╭─ Stored data

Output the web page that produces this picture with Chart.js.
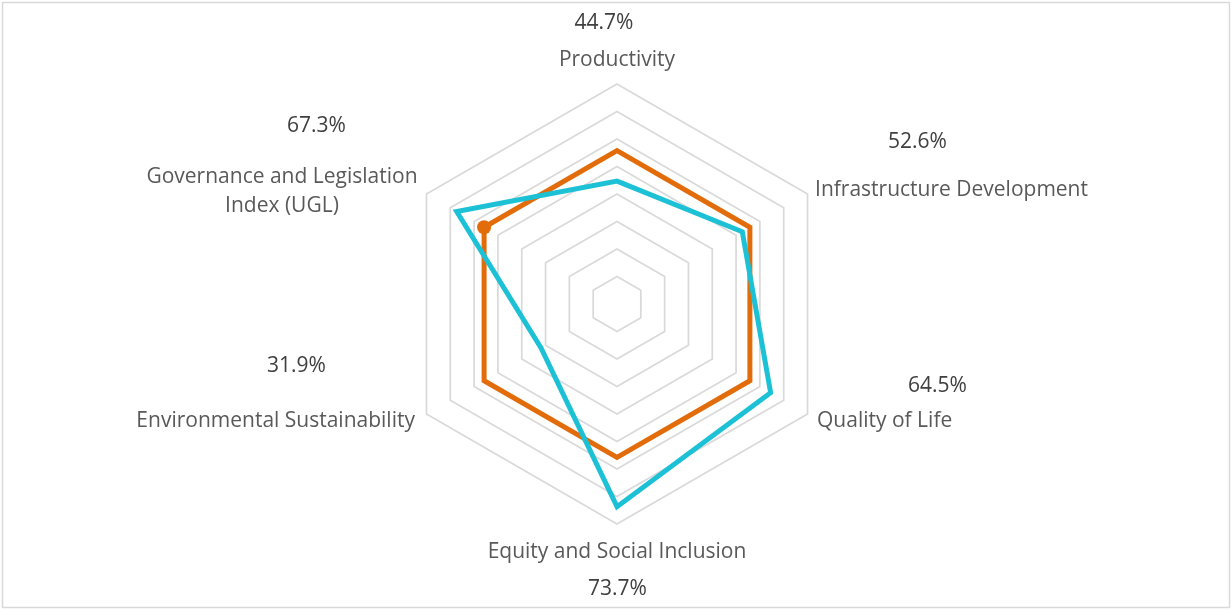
<!DOCTYPE html>
<html>
<head>
<meta charset="utf-8">
<script src="https://cdn.jsdelivr.net/npm/chart.js@4/dist/chart.umd.min.js"></script>
<style>
  html, body { margin: 0; padding: 0; background: #ffffff; }
  #wrap { position: relative; width: 1231px; height: 610px; }
</style>
</head>
<body>
<div id="wrap"><canvas id="chart" width="1231" height="610"></canvas></div>
<script>
// ---- data ----
const categories = [
  'Productivity',
  'Infrastructure Development',
  'Quality of Life',
  'Equity and Social Inclusion',
  'Environmental Sustainability',
  ['Governance and Legislation', 'Index (UGL)']
];
const indexValues = [0.447, 0.526, 0.645, 0.737, 0.319, 0.673];
const averageValues = [0.558, 0.558, 0.558, 0.558, 0.558, 0.558];
const valueLabels = ['44.7%', '52.6%', '64.5%', '73.7%', '31.9%', '67.3%'];
const scaleTicks = [0, 0.1, 0.2, 0.3, 0.4, 0.5, 0.6, 0.7, 0.8];

// ---- label placement relative to each outer vertex ----
const labelLayout = [
  { align: 'center', nx: 0,      ny: -18, vx: -13,  vy: -55 },
  { align: 'left',   nx: 7.5,    ny: 2,   vx: 110,  vy: -46 },
  { align: 'left',   nx: 9.5,    ny: 13,  vx: 130,  vy: -22 },
  { align: 'center', nx: 0,      ny: 34,  vx: 0.5,  vy: 71 },
  { align: 'right',  nx: -11.5,  ny: 13,  vx: -130, vy: -42 },
  { align: 'center', nx: -144.5, ny: -11, vx: -110, vy: -62 }
];
const LINE_H = 29;

const axisLabelPlugin = {
  id: 'axisLabelPlugin',
  afterDatasetsDraw(chart) {
    const scale = chart.scales.r;
    const ctx = chart.ctx;
    ctx.save();
    ctx.textBaseline = 'alphabetic';
    categories.forEach((name, i) => {
      const p = scale.getPointPosition(i, scale.drawingArea);
      const L = labelLayout[i];
      const lines = Array.isArray(name) ? name : [name];
      ctx.font = '21px "Open Sans"';
      ctx.fillStyle = '#595959';
      ctx.textAlign = L.align;
      lines.forEach((ln, k) => {
        ctx.fillText(ln, p.x + L.nx, p.y + L.ny + k * LINE_H);
      });
      ctx.fillStyle = '#404040';
      ctx.textAlign = 'center';
      ctx.fillText(valueLabels[i], p.x + L.vx, p.y + L.vy);
    });
    ctx.restore();
  }
};

const borderPlugin = {
  id: 'borderPlugin',
  afterDraw(chart) {
    const ctx = chart.ctx;
    ctx.save();
    ctx.strokeStyle = '#d9d9d9';
    ctx.lineWidth = 1.5;
    ctx.strokeRect(2.5, 2.5, 1227, 605);
    ctx.restore();
  }
};

new Chart(document.getElementById('chart'), {
  type: 'radar',
  data: {
    labels: categories,
    datasets: [
      {
        label: 'Index',
        data: indexValues,
        borderColor: '#1cc1d6',
        backgroundColor: 'rgba(0,0,0,0)',
        borderWidth: 5,
        pointRadius: 0,
        pointHoverRadius: 0,
        fill: false
      },
      {
        label: 'Average',
        data: averageValues,
        borderColor: '#e36c0a',
        backgroundColor: '#e36c0a',
        borderWidth: 5,
        pointRadius: [0, 0, 0, 0, 0, 7],
        pointBorderWidth: 0,
        pointBackgroundColor: '#e36c0a',
        pointHoverRadius: 0,
        fill: false
      }
    ]
  },
  options: {
    responsive: false,
    animation: false,
    devicePixelRatio: 1,
    layout: { padding: { top: 84, bottom: 85, left: 3, right: 0 } },
    plugins: {
      legend: { display: false },
      tooltip: { enabled: false }
    },
    elements: { line: { tension: 0, borderJoinStyle: 'miter' } },
    scales: {
      r: {
        min: scaleTicks[0],
        max: scaleTicks[scaleTicks.length - 1],
        beginAtZero: true,
        afterBuildTicks(scale) {
          scale.ticks = scaleTicks.map(v => ({ value: v }));
        },
        ticks: { display: false, stepSize: 0.1 },
        grid: { color: '#d9d9d9', lineWidth: 1.7, circular: false },
        angleLines: { display: false },
        pointLabels: { display: false }
      }
    }
  },
  plugins: [axisLabelPlugin, borderPlugin]
});
</script>
</body>
</html>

╰─

### Task details
Reproduce the material above in full, exactly, with no images.

### The reply
Output the web page that produces this picture with Chart.js.
<!DOCTYPE html>
<html>
<head>
<meta charset="utf-8">
<script src="https://cdn.jsdelivr.net/npm/chart.js@4/dist/chart.umd.min.js"></script>
<style>
  html, body { margin: 0; padding: 0; background: #ffffff; }
  #wrap { position: relative; width: 1231px; height: 610px; }
</style>
</head>
<body>
<div id="wrap"><canvas id="chart" width="1231" height="610"></canvas></div>
<script>
// ---- data ----
const categories = [
  'Productivity',
  'Infrastructure Development',
  'Quality of Life',
  'Equity and Social Inclusion',
  'Environmental Sustainability',
  ['Governance and Legislation', 'Index (UGL)']
];
const indexValues = [0.447, 0.526, 0.645, 0.737, 0.319, 0.673];
const averageValues = [0.558, 0.558, 0.558, 0.558, 0.558, 0.558];
const valueLabels = ['44.7%', '52.6%', '64.5%', '73.7%', '31.9%', '67.3%'];
const scaleTicks = [0, 0.1, 0.2, 0.3, 0.4, 0.5, 0.6, 0.7, 0.8];

// ---- label placement relative to each outer vertex ----
const labelLayout = [
  { align: 'center', nx: 0,      ny: -18, vx: -13,  vy: -55 },
  { align: 'left',   nx: 7.5,    ny: 2,   vx: 110,  vy: -46 },
  { align: 'left',   nx: 9.5,    ny: 13,  vx: 130,  vy: -22 },
  { align: 'center', nx: 0,      ny: 34,  vx: 0.5,  vy: 71 },
  { align: 'right',  nx: -11.5,  ny: 13,  vx: -130, vy: -42 },
  { align: 'center', nx: -144.5, ny: -11, vx: -110, vy: -62 }
];
const LINE_H = 29;

const axisLabelPlugin = {
  id: 'axisLabelPlugin',
  afterDatasetsDraw(chart) {
    const scale = chart.scales.r;
    const ctx = chart.ctx;
    ctx.save();
    ctx.textBaseline = 'alphabetic';
    categories.forEach((name, i) => {
      const p = scale.getPointPosition(i, scale.drawingArea);
      const L = labelLayout[i];
      const lines = Array.isArray(name) ? name : [name];
      ctx.font = '21px "Open Sans"';
      ctx.fillStyle = '#595959';
      ctx.textAlign = L.align;
      lines.forEach((ln, k) => {
        ctx.fillText(ln, p.x + L.nx, p.y + L.ny + k * LINE_H);
      });
      ctx.fillStyle = '#404040';
      ctx.textAlign = 'center';
      ctx.fillText(valueLabels[i], p.x + L.vx, p.y + L.vy);
    });
    ctx.restore();
  }
};

const borderPlugin = {
  id: 'borderPlugin',
  afterDraw(chart) {
    const ctx = chart.ctx;
    ctx.save();
    ctx.strokeStyle = '#d9d9d9';
    ctx.lineWidth = 1.5;
    ctx.strokeRect(2.5, 2.5, 1227, 605);
    ctx.restore();
  }
};

new Chart(document.getElementById('chart'), {
  type: 'radar',
  data: {
    labels: categories,
    datasets: [
      {
        label: 'Index',
        data: indexValues,
        borderColor: '#1cc1d6',
        backgroundColor: 'rgba(0,0,0,0)',
        borderWidth: 5,
        pointRadius: 0,
        pointHoverRadius: 0,
        fill: false
      },
      {
        label: 'Average',
        data: averageValues,
        borderColor: '#e36c0a',
        backgroundColor: '#e36c0a',
        borderWidth: 5,
        pointRadius: [0, 0, 0, 0, 0, 7],
        pointBorderWidth: 0,
        pointBackgroundColor: '#e36c0a',
        pointHoverRadius: 0,
        fill: false
      }
    ]
  },
  options: {
    responsive: false,
    animation: false,
    devicePixelRatio: 1,
    layout: { padding: { top: 84, bottom: 85, left: 3, right: 0 } },
    plugins: {
      legend: { display: false },
      tooltip: { enabled: false }
    },
    elements: { line: { tension: 0, borderJoinStyle: 'miter' } },
    scales: {
      r: {
        min: scaleTicks[0],
        max: scaleTicks[scaleTicks.length - 1],
        beginAtZero: true,
        afterBuildTicks(scale) {
          scale.ticks = scaleTicks.map(v => ({ value: v }));
        },
        ticks: { display: false, stepSize: 0.1 },
        grid: { color: '#d9d9d9', lineWidth: 1.7, circular: false },
        angleLines: { display: false },
        pointLabels: { display: false }
      }
    }
  },
  plugins: [axisLabelPlugin, borderPlugin]
});
</script>
</body>
</html>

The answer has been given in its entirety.